Les personnes présentes dans le local s’interrompent.
-Le matin?
-Pas trop tôt.
-Onze heures.
Alors celui qui a noté la commande:
-12h30, après on mange.
Tous grognent pour approuver. Et Bustos:
-Merci Alexandre (car je viens de lui rappeler mon prénom).
Le lendemain, à l’heure dite, il recule le camion dans notre rue, lève le pont, renverse les mil kilos de bûches sur le pavé.
-Tu crois qu’il va neiger Alexandre?
Il encaisse, s’en va. Le silence revenu, le voisin passe la tête par la porte cochère de sa maison:
-Hé!
-Oui.
-J’arrive, on va rentrer ça!
Il pose sa canne et pendant une heure porte mon bois.
Bar
Arrivé à Agrabuey. Vaste silence, le vallon ruisselle. Au bar, juché sur un échafaudage, je trouve le maire. Avec des plâtriers, il abaisse le plafond, cloisonne, lisse de l’enduit. Sentiment que les choses changent trop vite. Qu’elles changent précisément quand on arrive. Moi qui ait connu l’avant. Lequel ne reviendra pas.

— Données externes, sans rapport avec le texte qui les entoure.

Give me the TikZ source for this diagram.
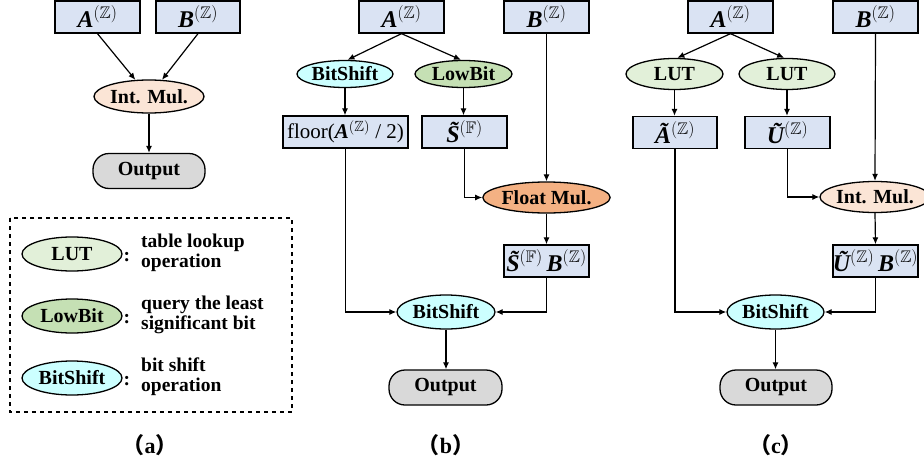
\documentclass[tikz,border=0pt]{standalone}
\usepackage{amsmath,amssymb}
\usepackage{fontspec}
\setmainfont{Liberation Serif}
\newfontfamily\cjk{Noto Sans CJK SC}
\usetikzlibrary{arrows.meta,shapes.geometric}
\definecolor{boxblue}{HTML}{DAE3F3}
\definecolor{intmul}{HTML}{FBE5D6}
\definecolor{floatmul}{HTML}{F4B183}
\definecolor{lutgreen}{HTML}{E2F0D9}
\definecolor{lowbitgreen}{HTML}{C5E0B4}
\definecolor{bitcyan}{HTML}{CCFFFF}
\definecolor{outgray}{HTML}{D9D9D9}
\newcommand{\bA}{\textbf{\textit{A}}}
\newcommand{\bB}{\textbf{\textit{B}}}
\newcommand{\tS}{{\bfseries\itshape S^^^^0303}}
\newcommand{\supZ}{$^{(\mathbb{Z})}$}
\newcommand{\supF}{$^{(\mathbb{F})}$}
\tikzset{
  varbox/.style={draw, fill=boxblue, line width=1.3pt, inner sep=0pt, minimum height=32pt, minimum width=85pt, font=\fontsize{24}{26}\selectfont},
  opell/.style={ellipse, draw, line width=1.3pt, inner sep=0pt, minimum height=27pt, minimum width=97pt, font=\bfseries\fontsize{20}{21}\selectfont},
  outbox/.style={draw, fill=outgray, line width=1.3pt, rounded corners=16pt, inner sep=0pt, minimum height=35pt, minimum width=112pt, font=\bfseries\fontsize{20}{21}\selectfont},
  conn/.style={line width=1.2pt, -{Latex[length=7pt,width=6pt]}},
  legtext/.style={anchor=west, align=left, inner sep=0pt, font=\bfseries\fontsize{19.5}{20}\selectfont},
  sublabel/.style={inner sep=0pt, font=\bfseries\fontsize{22}{24}\selectfont}
}
\begin{document}
\begin{tikzpicture}[x=1pt,y=-1pt]
\useasboundingbox (0,0) rectangle (924,466);
% ---------- panel (a)
\node[varbox] (aA) at (97.5,17) {\bA\supZ};
\node[varbox, minimum width=84pt] (aB) at (198,17) {\bB\supZ};
\node[opell, fill=intmul, minimum width=106pt, minimum height=33pt] (aMul) at (149,96.5) {Int. Mul.};
\node[outbox] (aOut) at (149,171) {Output};
\draw[conn] (aA.south) -- (aMul);
\draw[conn] (aB.south) -- (aMul);
\draw[conn] (aMul) -- (aOut);
% legend
\draw[line width=1.3pt, dash pattern=on 4pt off 4pt] (10,218) rectangle (292,412);
\node[opell, fill=lutgreen, minimum width=100pt, minimum height=34pt] (lLUT) at (72,254) {LUT};
\node[opell, fill=lowbitgreen, minimum width=100pt, minimum height=34pt] (lLB) at (72,316) {LowBit};
\node[opell, fill=bitcyan, minimum width=100pt, minimum height=34pt] (lBS) at (72,378) {BitShift};
\node[legtext] (lc1) at (123.5,257) {:};
\node[legtext] (lc2) at (123.5,319) {:};
\node[legtext] (lc3) at (123.5,381) {:};
\node[legtext] (lt1) at (141,253) {table lookup\\operation};
\node[legtext] (lt2) at (141,315) {query the least\\significant bit};
\node[legtext] (lt3) at (141,377) {bit shift\\operation};
\node[sublabel] (la) at (150,445) {{\cjk （}a{\cjk ）}};
% ---------- panel (b)
\node[varbox] (bA) at (401.5,17) {\bA\supZ};
\node[varbox] (bB) at (546.5,17) {\bB\supZ};
\node[opell, fill=bitcyan, minimum width=96pt] (bBS) at (345,74) {BitShift};
\node[opell, fill=lowbitgreen] (bLB) at (463.5,74) {LowBit};
\node[varbox, minimum width=125pt, font=\fontsize{21}{23}\selectfont] (bFl) at (345.5,132) {floor(\bA\supZ\ / 2)};
\node[varbox] (bS) at (464.5,132) {\tS\supF};
\node[opell, fill=floatmul, minimum width=125pt, minimum height=31pt] (bFM) at (546.5,197.5) {Float Mul.};
\node[varbox] (bSB) at (546.5,261) {\tS\supF\,\bB\supZ};
\node[opell, fill=bitcyan, minimum width=98pt, minimum height=34pt] (bBit) at (446,312) {BitShift};
\node[outbox, minimum width=113pt] (bOut) at (445.5,387.5) {Output};
\draw[conn] (bA.south) -- (bBS.80);
\draw[conn] (bA.south) -- (bLB.100);
\draw[conn] (bBS.south) -- (bBS.south |- bFl.north);
\draw[conn] (bLB.south) -- (bLB.south |- bS.north);
\draw[conn] (bS.south) |- (bFM.west);
\draw[conn] (bB.south) -- (bFM.north);
\draw[conn] (bFM.south) -- (bSB.north);
\draw[conn] (bFl.south) |- (bBit.west);
\draw[conn] (bSB.south) |- (bBit.east);
\draw[conn] (bBit.south) -- (bBit.south |- bOut.north);
\node[sublabel] (lb) at (446,445) {{\cjk （}b{\cjk ）}};
% ---------- panel (c)
\node[varbox] (cA) at (730.5,17) {\bA\supZ};
\node[varbox] (cB) at (875.5,17) {\bB\supZ};
\node[opell, fill=lutgreen, minimum height=31pt] (cL1) at (674.5,74) {LUT};
\node[opell, fill=lutgreen, minimum width=96pt, minimum height=31pt] (cL2) at (787,74) {LUT};
\node[varbox, minimum width=84pt] (cAt) at (675,132.5) {{\bfseries\itshape \~A}\supZ};
\node[varbox] (cU) at (787.5,132.5) {{\bfseries\itshape \~U}\supZ};
\node[opell, fill=intmul, minimum width=105pt, minimum height=31pt] (cMul) at (875,197) {Int. Mul.};
\node[varbox] (cUB) at (875.5,261) {{\bfseries\itshape \~U}\supZ\,\bB\supZ};
\node[opell, fill=bitcyan, minimum height=34pt] (cBit) at (775.5,312) {BitShift};
\node[outbox] (cOut) at (776,387.5) {Output};
\draw[conn] (cA.south) -- (cL1.80);
\draw[conn] (cA.south) -- (cL2.100);
\draw[conn] (cL1.south) -- (cL1.south |- cAt.north);
\draw[conn] (cL2.south) -- (cL2.south |- cU.north);
\draw[conn] (cU.south) |- (cMul.west);
\draw[conn] (cB.south) -- (cMul.north);
\draw[conn] (cMul.south) -- (cUB.north);
\draw[conn] (cAt.south) |- (cBit.west);
\draw[conn] (cUB.south) |- (cBit.east);
\draw[conn] (cBit.south) -- (cBit.south |- cOut.north);
\node[sublabel] (lc) at (776,445) {{\cjk （}c{\cjk ）}};
\end{tikzpicture}
\end{document}
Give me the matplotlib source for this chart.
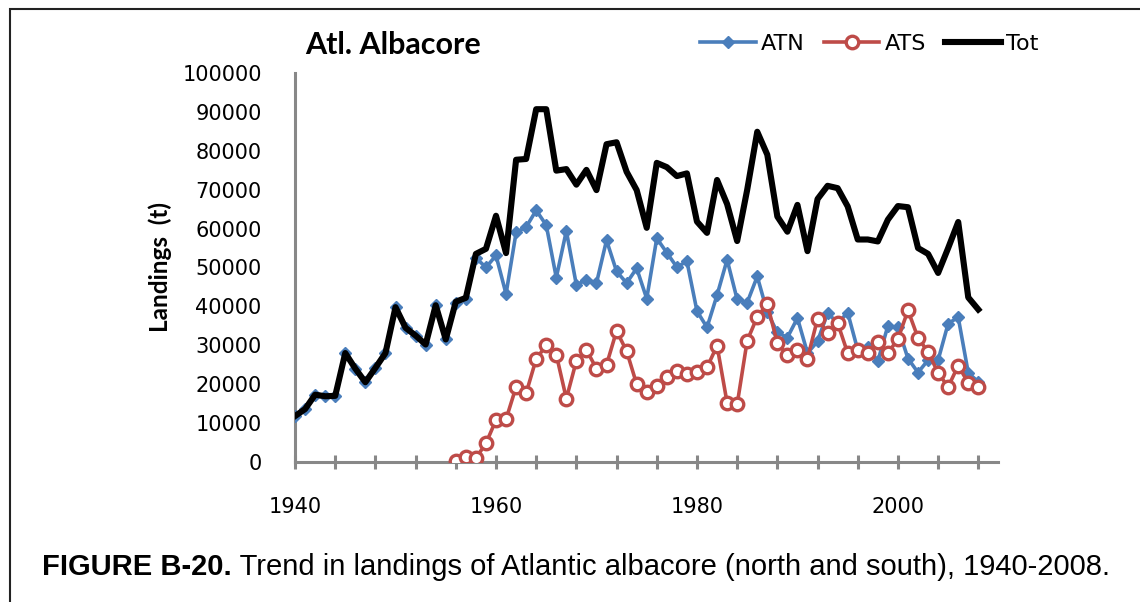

Ce qui, bien sûr, est une erreur d’interprétation. Il y a toujours un avant et un après. Ils se succèdent. Infiniment. Ainsi, chacun a la pouvoir de dire, quelque soit le moment de son constat, “autrefois, ici…”. Pourtant, comme je m’entretiens avec les autres villageois du chantier du bar, tous s’accordent pour dire: “Oui, dommage, ce bar, c’était bien, pourquoi changer?”.
Bien
Tout va bien. Quelle satisfaction de pouvoir le dire! Si bien que je me le répète, et cela depuis deux, même trois . Nuit acrobatique, torride, le matin voiture grosse et chaude, traversé la montagne en écoutant du hard-rock à pleins tubes, de retour à la maison, un feu épais, de la bière suisse au frigidaire, que demandez de plus?